7. Picked up on a consumer radio and recorded to consumer cassette tape.

8. (Optional step) Said tape left in a box for 15 years under your older brother's bed.

Apart from step 8, this was largely how people listened to the music at the time. I have since obtained step 2 copies of music I had previously only heard at step 8, and all the emotion was gone. You could tell it had been shorn of context. So, as you can hopefully see, I find ideas of "fidelity" rather difficult.
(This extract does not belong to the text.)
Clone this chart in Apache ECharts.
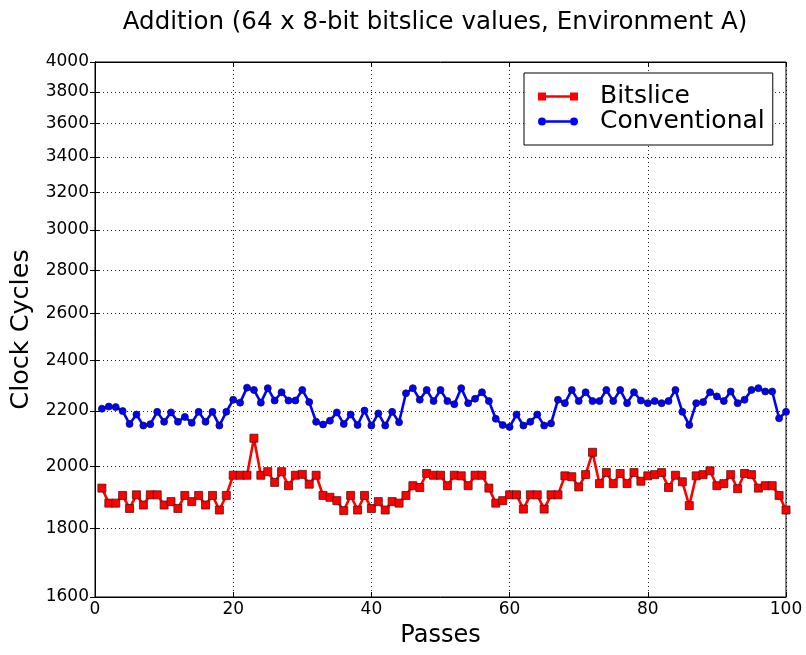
<!DOCTYPE html>
<html>
<head>
<meta charset="utf-8">
<script src="https://cdn.jsdelivr.net/npm/echarts@6/dist/echarts.min.js"></script>
<style>html,body{margin:0;padding:0;background:#fff;}#c{width:806px;height:655px;}</style>
</head>
<body>
<div id="c"></div>
<script>
const passes = [1,2,3,4,5,6,7,8,9,10,11,12,13,14,15,16,17,18,19,20,
21,22,23,24,25,26,27,28,29,30,31,32,33,34,35,36,37,38,39,40,
41,42,43,44,45,46,47,48,49,50,51,52,53,54,55,56,57,58,59,60,
61,62,63,64,65,66,67,68,69,70,71,72,73,74,75,76,77,78,79,80,
81,82,83,84,85,86,87,88,89,90,91,92,93,94,95,96,97,98,99,100];

const bitslice = [1928,1879,1879,1904,1862,1906,1873,1906,1906,1873,1884,1862,1904,1884,1904,1873,1904,1857,1904,1971,
1971,1971,2100,1971,1983,1947,1983,1936,1971,1974,1941,1971,1904,1898,1887,1855,1904,1857,1904,1862,
1884,1857,1884,1879,1904,1936,1930,1977,1971,1971,1936,1971,1969,1936,1971,1971,1928,1879,1887,1906,
1906,1860,1906,1906,1860,1906,1906,1969,1966,1932,1973,2050,1943,1980,1943,1977,1943,1980,1951,1969,
1973,1980,1930,1971,1949,1871,1969,1973,1986,1936,1943,1973,1926,1977,1973,1928,1936,1936,1904,1857];

const conventional = [2209,2217,2215,2200,2152,2187,2146,2151,2197,2160,2195,2160,2178,2156,2197,2160,2197,2146,2197,2243,
2232,2290,2281,2232,2288,2240,2272,2240,2240,2281,2234,2160,2150,2164,2195,2152,2187,2148,2202,2146,
2191,2146,2197,2158,2268,2288,2243,2281,2238,2281,2238,2226,2288,2230,2247,2272,2238,2171,2148,2141,
2187,2146,2160,2187,2146,2154,2243,2230,2281,2238,2272,2238,2238,2281,2238,2281,2230,2272,2240,2230,
2238,2230,2238,2281,2197,2148,2230,2234,2272,2256,2238,2275,2230,2243,2281,2288,2275,2275,2173,2197];

const yTicks = [1600,1800,2000,2200,2400,2600,2800,3000,3200,3400,3600,3800,4000];
const xTicksInterval = 20;

const FONT = 'DejaVu Sans';
const chart = echarts.init(document.getElementById('c'), null, {renderer: 'canvas'});

function pairs(ys){ return passes.map((x,i)=>[x, ys[i]]); }

const gridLine = {show:true, lineStyle:{color:'#000', type:[1,3], width:1, opacity:0.85}};
const iconSquares = 'path://M0,0H8V2.8H32V0H40V8H32V5.2H8V8H0Z';
const iconCircles = 'path://M0,4A4,4,0,1,1,8,4A4,4,0,1,1,0,4Z M8,2.8H32V5.2H8Z M32,4A4,4,0,1,1,40,4A4,4,0,1,1,32,4Z';

chart.setOption({
  animation:false,
  backgroundColor:'#fff',
  textStyle:{fontFamily:FONT},
  title:{
    text:'Addition (64 x 8-bit bitslice values, Environment A)',
    left:430, top:5, textAlign:'center',
    textStyle:{fontFamily:FONT, fontSize:24.5, fontWeight:'normal', color:'#000'}
  },
  grid:{left:95, right:20, top:62, bottom:58, show:true, borderColor:'#000', borderWidth:1},
  legend:{
    left:524, top:73, orient:'vertical',
    backgroundColor:'#fff', borderColor:'#000', borderWidth:1,
    padding:[11,8,11,14], itemGap:0, itemWidth:40, itemHeight:8,
    textStyle:{fontFamily:FONT, fontSize:25, lineHeight:22, color:'#000', padding:[0,0,0,17]},
    data:[
      {name:'Bitslice', icon:iconSquares, itemStyle:{color:'#ff0000', borderWidth:0}},
      {name:'Conventional', icon:iconCircles, itemStyle:{color:'#0000ff', borderWidth:0}}
    ]
  },
  xAxis:[{
    type:'value', min:0, max:100, interval:xTicksInterval,
    name:'Passes', nameLocation:'middle', nameGap:27,
    nameTextStyle:{fontFamily:FONT, fontSize:24, color:'#000'},
    axisLine:{show:true, lineStyle:{color:'#000', width:1}},
    axisTick:{show:true, inside:true, length:5, lineStyle:{color:'#000'}},
    axisLabel:{fontFamily:FONT, fontSize:17, color:'#000', margin:4},
    splitLine:gridLine
  },{
    type:'value', min:0, max:100, interval:xTicksInterval, position:'top',
    axisLine:{show:true, lineStyle:{color:'#000', width:1}},
    axisTick:{show:true, inside:true, length:5, lineStyle:{color:'#000'}},
    axisLabel:{show:false}, splitLine:{show:false}
  }],
  yAxis:[{
    type:'log', min:1600, max:4000,
    name:'Clock Cycles', nameLocation:'middle', nameGap:60,
    nameTextStyle:{fontFamily:FONT, fontSize:25.5, color:'#000'},
    axisLine:{show:true, lineStyle:{color:'#000', width:1}},
    axisTick:{show:true, inside:true, length:5, lineStyle:{color:'#000'}, customValues:yTicks},
    axisLabel:{fontFamily:FONT, fontSize:17, color:'#000', margin:6, customValues:yTicks,
      formatter:function(v){ return String(Math.round(v)); }},
    splitLine:gridLine
  },{
    type:'log', min:1600, max:4000, position:'right',
    axisLine:{show:true, lineStyle:{color:'#000', width:1}},
    axisTick:{show:true, inside:true, length:5, lineStyle:{color:'#000'}, customValues:yTicks},
    axisLabel:{show:false, customValues:yTicks}, splitLine:{show:false}
  }],
  series:[{
    name:'Bitslice', type:'line', xAxisIndex:0, yAxisIndex:0,
    data:pairs(bitslice),
    symbol:'rect', symbolSize:8, showAllSymbol:true,
    lineStyle:{color:'#ff0000', width:2.6},
    itemStyle:{color:'#ff0000', borderColor:'#5a1010', borderWidth:0.8},
    z:3
  },{
    name:'Conventional', type:'line', xAxisIndex:0, yAxisIndex:0,
    data:pairs(conventional),
    symbol:'circle', symbolSize:7, showAllSymbol:true,
    lineStyle:{color:'#0000ff', width:2.6},
    itemStyle:{color:'#0000ff', borderColor:'#10105a', borderWidth:0.8},
    z:3
  }]
});
</script>
</body>
</html>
When I and other young producers try and make records in this style, its a constant question as to how far we should go to imitate the sounds of all those dead media and ghost rituals. To me it feels pretty self defeating, but I still do it to an extent, because I think it sounds better. Sometimes I wonder what the modern day, internet-age equivalent is, and how to make it. I'm probably too old.


[deleted]


I know, I questioned the perception of records and movies since a long time. I was often disappointed when I finally get the disc I heard on the low grade radio in my mother's car, I actually liked the distorded sound better, somehow it made some harmonics pop better (at the expense of clarity).

Same for movies:

New movies : high resolution image, low resolution scenario/direction, low joy.

Old movies : crappy tired VHS image, probably better scenario/direction, high joy.

Maybe I'm jaded.


Sorry, I deleted my post because I was worried (still am) that it's bullshit. But since you replied I've put it back.


Then both our brains emit the same kind of bullshit.


That's an interesting analogy, because the lighting in art galleries is not at all neutral. Most galleries point a few narrow spotlights at each piece on the wall. The spotlights are warm and incandescent, and their narrow spread illuminates the center of the work more than the edges. This makes the work look like it's emitting light. It has an enhancing effect compared to normal flat interior lighting. So the actual lighting in art galleries is more like the warm distortion of vinyl and naive tube amps, not high accuracy of this amp.